GIVEN EXERCISE. Copy exactly the lines that run from the top of the listing to the line containing "const tickValues = [0.1, 1, 10, 100];", both ends included, and omit the pictures.

STORED DATA.
◇ ◇ ◇ ◇ ◇

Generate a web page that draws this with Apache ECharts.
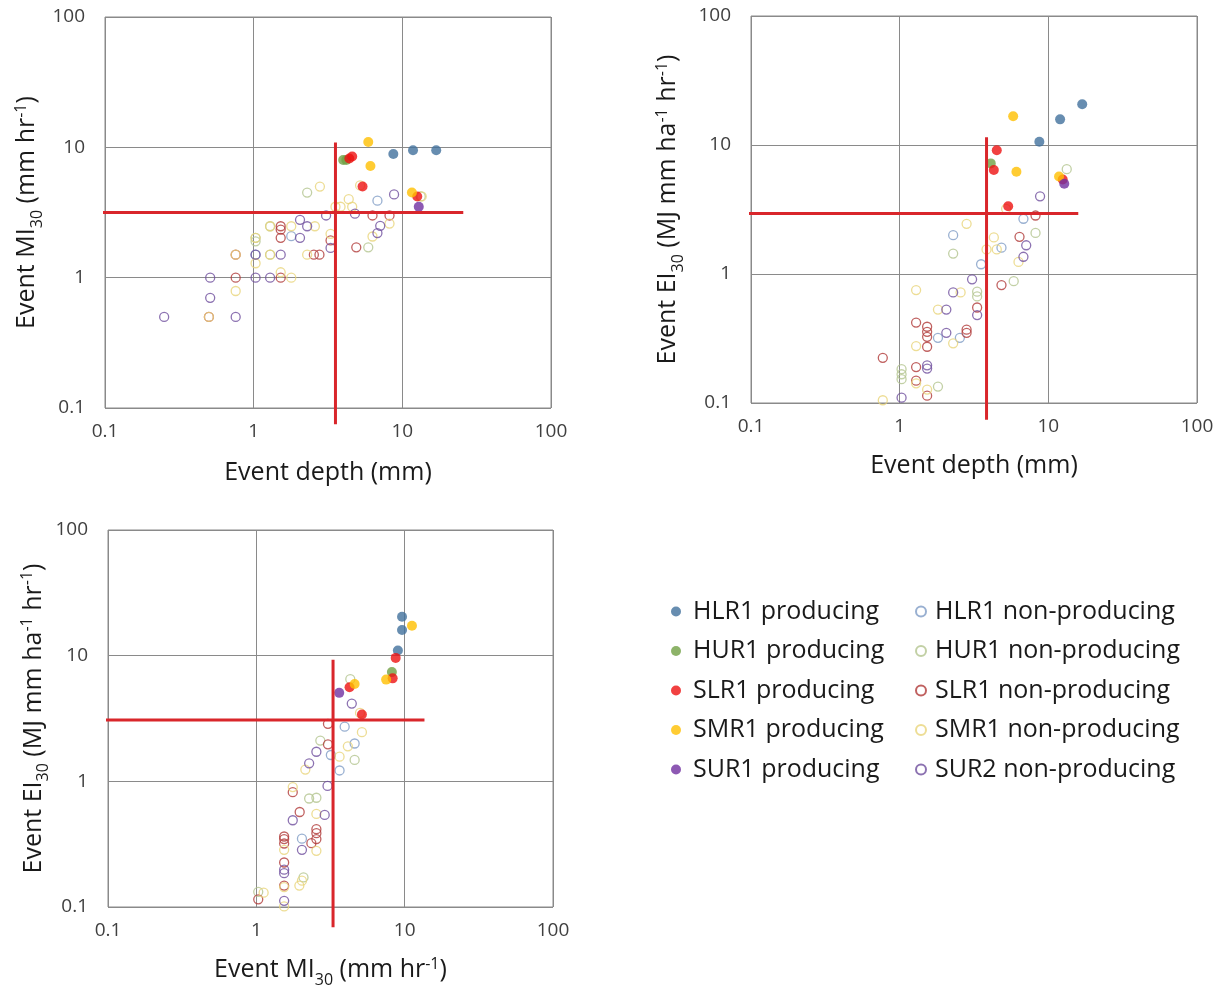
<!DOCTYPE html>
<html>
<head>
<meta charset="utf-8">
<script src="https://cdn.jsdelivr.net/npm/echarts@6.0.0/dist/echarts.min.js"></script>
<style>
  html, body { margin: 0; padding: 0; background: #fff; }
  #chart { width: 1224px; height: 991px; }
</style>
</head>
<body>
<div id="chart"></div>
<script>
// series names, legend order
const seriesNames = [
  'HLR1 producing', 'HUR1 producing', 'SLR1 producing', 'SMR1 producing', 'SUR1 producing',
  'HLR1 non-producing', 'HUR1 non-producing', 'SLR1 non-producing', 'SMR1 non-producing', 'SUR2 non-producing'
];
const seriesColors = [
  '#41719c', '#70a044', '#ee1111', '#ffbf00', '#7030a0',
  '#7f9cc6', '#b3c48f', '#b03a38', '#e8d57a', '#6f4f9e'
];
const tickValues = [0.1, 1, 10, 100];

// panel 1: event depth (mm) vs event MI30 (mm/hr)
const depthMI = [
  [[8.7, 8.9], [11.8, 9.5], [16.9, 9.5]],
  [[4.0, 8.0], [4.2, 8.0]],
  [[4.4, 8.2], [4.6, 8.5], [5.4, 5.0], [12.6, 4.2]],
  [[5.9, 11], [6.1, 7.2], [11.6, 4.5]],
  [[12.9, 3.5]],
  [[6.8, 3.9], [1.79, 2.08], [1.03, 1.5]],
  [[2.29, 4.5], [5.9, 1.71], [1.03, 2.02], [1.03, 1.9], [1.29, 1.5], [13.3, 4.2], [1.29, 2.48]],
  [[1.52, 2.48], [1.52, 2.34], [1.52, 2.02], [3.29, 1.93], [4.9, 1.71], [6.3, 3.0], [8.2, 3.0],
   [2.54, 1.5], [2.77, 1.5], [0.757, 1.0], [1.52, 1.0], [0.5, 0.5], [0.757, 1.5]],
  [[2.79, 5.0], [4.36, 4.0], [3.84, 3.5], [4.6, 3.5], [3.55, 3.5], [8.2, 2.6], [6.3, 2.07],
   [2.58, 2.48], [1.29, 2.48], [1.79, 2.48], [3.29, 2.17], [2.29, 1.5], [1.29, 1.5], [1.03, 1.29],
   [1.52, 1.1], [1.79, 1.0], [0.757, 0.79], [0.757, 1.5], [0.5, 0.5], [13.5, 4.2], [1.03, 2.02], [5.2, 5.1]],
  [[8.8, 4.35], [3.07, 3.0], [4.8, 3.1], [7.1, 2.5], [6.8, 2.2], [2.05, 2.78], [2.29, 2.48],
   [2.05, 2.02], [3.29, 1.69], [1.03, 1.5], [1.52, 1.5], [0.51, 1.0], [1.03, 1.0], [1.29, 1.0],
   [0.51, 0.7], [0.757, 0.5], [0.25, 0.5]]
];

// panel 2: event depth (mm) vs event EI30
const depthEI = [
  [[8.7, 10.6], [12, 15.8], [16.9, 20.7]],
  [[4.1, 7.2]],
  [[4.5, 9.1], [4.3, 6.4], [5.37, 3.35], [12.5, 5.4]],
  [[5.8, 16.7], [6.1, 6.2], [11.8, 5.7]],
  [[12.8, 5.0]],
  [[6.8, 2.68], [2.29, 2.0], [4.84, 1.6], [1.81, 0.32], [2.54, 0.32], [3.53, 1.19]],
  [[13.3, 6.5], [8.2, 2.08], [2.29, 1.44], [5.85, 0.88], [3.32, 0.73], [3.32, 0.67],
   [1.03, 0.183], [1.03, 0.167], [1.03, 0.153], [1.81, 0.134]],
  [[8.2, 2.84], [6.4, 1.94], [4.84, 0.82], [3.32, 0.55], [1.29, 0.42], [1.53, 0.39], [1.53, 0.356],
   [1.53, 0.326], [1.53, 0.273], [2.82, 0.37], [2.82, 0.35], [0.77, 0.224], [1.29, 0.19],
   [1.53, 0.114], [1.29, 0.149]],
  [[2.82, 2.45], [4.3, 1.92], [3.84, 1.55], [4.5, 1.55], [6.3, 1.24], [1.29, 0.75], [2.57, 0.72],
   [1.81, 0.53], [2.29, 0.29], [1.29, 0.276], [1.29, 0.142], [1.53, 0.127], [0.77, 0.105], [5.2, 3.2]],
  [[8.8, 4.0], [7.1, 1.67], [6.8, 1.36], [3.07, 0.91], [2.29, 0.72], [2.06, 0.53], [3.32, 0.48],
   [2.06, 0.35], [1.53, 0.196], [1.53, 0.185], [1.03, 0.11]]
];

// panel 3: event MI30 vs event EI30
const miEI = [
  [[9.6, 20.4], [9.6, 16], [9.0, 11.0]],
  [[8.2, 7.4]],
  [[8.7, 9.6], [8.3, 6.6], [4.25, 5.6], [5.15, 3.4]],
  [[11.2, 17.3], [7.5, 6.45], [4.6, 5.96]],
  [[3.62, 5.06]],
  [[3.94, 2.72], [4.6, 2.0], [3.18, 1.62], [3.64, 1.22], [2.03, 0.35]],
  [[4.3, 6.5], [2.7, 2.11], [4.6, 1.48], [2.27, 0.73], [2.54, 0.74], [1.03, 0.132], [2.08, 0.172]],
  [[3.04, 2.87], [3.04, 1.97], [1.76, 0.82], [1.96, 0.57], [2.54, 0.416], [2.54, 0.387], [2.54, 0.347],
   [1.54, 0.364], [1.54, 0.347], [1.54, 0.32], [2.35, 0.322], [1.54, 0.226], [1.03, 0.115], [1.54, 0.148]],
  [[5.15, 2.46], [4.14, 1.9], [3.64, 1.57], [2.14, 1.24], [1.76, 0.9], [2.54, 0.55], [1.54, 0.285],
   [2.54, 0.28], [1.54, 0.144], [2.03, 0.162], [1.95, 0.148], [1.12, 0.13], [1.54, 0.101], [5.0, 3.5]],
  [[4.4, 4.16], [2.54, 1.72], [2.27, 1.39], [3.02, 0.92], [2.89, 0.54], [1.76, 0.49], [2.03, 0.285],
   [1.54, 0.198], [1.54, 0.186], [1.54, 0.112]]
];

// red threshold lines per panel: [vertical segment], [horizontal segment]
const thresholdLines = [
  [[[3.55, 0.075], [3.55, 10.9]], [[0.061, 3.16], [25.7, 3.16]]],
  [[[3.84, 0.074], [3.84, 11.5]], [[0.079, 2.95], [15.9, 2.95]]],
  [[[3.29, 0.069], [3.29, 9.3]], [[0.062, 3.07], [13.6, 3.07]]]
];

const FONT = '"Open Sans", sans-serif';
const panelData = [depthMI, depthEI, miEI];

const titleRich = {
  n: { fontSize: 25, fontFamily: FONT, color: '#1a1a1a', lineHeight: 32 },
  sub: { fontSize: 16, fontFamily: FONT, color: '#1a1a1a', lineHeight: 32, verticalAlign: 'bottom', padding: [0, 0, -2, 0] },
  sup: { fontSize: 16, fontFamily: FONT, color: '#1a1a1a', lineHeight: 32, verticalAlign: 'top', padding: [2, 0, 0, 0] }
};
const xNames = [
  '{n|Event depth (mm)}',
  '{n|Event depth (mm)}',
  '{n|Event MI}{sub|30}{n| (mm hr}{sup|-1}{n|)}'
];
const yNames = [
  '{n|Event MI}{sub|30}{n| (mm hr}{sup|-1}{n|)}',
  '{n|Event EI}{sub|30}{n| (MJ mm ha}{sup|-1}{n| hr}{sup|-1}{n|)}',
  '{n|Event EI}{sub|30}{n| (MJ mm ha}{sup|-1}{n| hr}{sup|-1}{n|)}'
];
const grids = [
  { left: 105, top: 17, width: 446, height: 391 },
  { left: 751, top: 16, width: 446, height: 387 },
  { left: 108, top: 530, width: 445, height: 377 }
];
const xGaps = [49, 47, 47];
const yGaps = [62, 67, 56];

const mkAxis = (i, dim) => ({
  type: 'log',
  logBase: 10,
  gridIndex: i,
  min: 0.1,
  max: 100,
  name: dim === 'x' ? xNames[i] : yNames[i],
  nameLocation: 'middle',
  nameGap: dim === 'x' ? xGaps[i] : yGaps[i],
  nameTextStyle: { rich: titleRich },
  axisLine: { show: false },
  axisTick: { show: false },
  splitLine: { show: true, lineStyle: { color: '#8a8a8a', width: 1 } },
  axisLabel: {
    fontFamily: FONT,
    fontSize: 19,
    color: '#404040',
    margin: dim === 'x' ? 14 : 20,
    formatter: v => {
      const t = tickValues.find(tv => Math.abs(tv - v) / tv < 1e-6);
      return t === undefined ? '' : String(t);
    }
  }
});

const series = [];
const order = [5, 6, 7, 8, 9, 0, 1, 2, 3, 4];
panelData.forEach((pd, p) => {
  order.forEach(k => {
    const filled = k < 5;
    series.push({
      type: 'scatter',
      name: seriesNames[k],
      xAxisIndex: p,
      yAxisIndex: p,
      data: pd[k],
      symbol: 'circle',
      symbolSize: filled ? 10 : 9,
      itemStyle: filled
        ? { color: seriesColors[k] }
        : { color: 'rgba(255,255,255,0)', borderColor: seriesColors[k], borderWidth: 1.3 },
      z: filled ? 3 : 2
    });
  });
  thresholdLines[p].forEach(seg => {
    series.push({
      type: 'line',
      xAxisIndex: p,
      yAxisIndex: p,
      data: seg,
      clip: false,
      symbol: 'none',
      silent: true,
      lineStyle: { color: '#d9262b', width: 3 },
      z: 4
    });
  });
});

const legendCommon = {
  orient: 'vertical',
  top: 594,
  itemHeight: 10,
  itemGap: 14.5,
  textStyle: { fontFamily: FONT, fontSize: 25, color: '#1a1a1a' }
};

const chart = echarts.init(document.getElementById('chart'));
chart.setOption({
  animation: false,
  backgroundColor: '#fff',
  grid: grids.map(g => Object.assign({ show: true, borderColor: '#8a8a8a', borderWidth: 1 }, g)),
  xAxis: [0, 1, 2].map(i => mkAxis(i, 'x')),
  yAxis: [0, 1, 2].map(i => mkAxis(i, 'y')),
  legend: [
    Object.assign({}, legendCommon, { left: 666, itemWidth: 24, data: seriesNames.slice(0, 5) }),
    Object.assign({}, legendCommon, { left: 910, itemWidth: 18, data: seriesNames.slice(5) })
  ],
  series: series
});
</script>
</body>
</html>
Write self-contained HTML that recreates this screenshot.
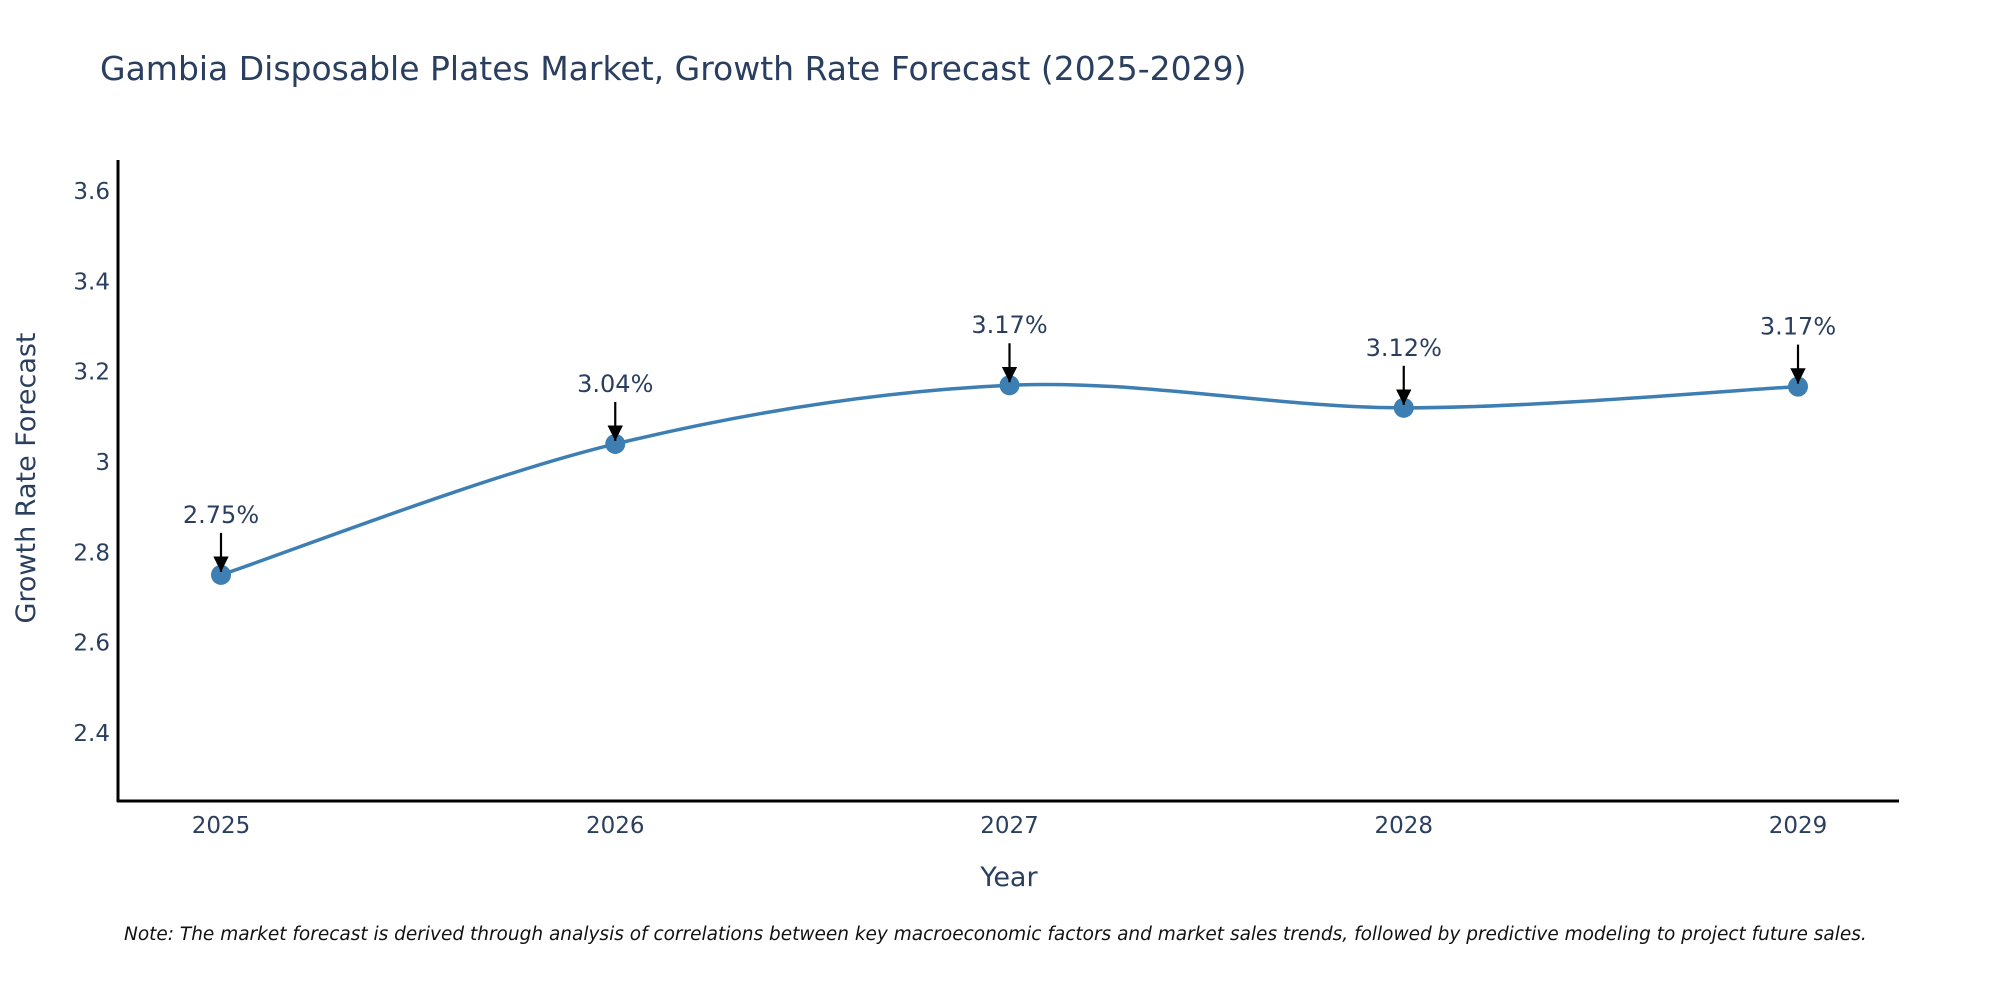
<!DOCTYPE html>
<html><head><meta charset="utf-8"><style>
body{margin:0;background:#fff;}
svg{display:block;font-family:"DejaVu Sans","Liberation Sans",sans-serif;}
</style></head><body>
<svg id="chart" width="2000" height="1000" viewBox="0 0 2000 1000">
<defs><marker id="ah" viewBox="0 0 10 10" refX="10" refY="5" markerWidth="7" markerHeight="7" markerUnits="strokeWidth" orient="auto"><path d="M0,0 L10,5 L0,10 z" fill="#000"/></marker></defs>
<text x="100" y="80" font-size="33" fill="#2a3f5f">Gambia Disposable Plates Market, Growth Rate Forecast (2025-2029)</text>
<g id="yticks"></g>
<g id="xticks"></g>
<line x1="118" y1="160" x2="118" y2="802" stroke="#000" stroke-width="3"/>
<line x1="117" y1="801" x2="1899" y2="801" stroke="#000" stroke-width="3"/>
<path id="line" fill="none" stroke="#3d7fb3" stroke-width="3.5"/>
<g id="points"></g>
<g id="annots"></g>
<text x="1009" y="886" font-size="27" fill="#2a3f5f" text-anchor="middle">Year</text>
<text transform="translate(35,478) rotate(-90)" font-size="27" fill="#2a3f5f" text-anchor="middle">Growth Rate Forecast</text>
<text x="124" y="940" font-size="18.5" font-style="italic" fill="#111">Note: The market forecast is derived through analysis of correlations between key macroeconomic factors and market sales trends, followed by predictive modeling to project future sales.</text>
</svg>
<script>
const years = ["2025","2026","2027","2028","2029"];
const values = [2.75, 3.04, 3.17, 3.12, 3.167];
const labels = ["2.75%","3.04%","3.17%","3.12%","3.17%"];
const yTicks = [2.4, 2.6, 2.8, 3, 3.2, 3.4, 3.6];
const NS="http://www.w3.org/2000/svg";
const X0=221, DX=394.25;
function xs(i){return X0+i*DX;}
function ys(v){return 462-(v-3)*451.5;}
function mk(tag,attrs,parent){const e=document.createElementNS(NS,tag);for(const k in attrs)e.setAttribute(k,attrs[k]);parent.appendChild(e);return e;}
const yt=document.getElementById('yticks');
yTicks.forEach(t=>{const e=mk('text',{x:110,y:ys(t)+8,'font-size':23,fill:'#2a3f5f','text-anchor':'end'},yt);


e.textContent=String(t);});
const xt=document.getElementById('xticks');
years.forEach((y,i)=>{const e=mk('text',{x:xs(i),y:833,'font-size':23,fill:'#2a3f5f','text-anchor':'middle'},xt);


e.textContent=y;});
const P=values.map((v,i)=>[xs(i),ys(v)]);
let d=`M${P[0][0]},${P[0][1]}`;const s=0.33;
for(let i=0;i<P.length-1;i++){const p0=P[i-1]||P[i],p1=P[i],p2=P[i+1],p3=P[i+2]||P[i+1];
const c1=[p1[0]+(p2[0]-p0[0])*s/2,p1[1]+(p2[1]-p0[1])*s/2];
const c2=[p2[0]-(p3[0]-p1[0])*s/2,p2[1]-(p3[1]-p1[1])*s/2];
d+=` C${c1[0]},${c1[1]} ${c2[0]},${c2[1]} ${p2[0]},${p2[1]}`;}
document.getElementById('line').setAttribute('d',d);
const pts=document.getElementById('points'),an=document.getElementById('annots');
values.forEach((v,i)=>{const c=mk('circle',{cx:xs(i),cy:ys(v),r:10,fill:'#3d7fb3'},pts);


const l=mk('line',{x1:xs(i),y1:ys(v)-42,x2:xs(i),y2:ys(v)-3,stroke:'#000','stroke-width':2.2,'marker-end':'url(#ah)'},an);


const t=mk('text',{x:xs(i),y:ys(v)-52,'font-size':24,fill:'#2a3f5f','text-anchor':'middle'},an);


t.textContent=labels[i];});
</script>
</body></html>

◇ ◇ ◇ ◇ ◇

OUTPUT OF THE EXERCISE.
Generate a web page that draws this with Apache ECharts.
<!DOCTYPE html>
<html>
<head>
<meta charset="utf-8">
<script src="https://cdn.jsdelivr.net/npm/echarts@6.0.0/dist/echarts.min.js"></script>
<style>
  html, body { margin: 0; padding: 0; background: #fff; }
  #chart { width: 1224px; height: 991px; }
</style>
</head>
<body>
<div id="chart"></div>
<script>
// series names, legend order
const seriesNames = [
  'HLR1 producing', 'HUR1 producing', 'SLR1 producing', 'SMR1 producing', 'SUR1 producing',
  'HLR1 non-producing', 'HUR1 non-producing', 'SLR1 non-producing', 'SMR1 non-producing', 'SUR2 non-producing'
];
const seriesColors = [
  '#41719c', '#70a044', '#ee1111', '#ffbf00', '#7030a0',
  '#7f9cc6', '#b3c48f', '#b03a38', '#e8d57a', '#6f4f9e'
];
const tickValues = [0.1, 1, 10, 100];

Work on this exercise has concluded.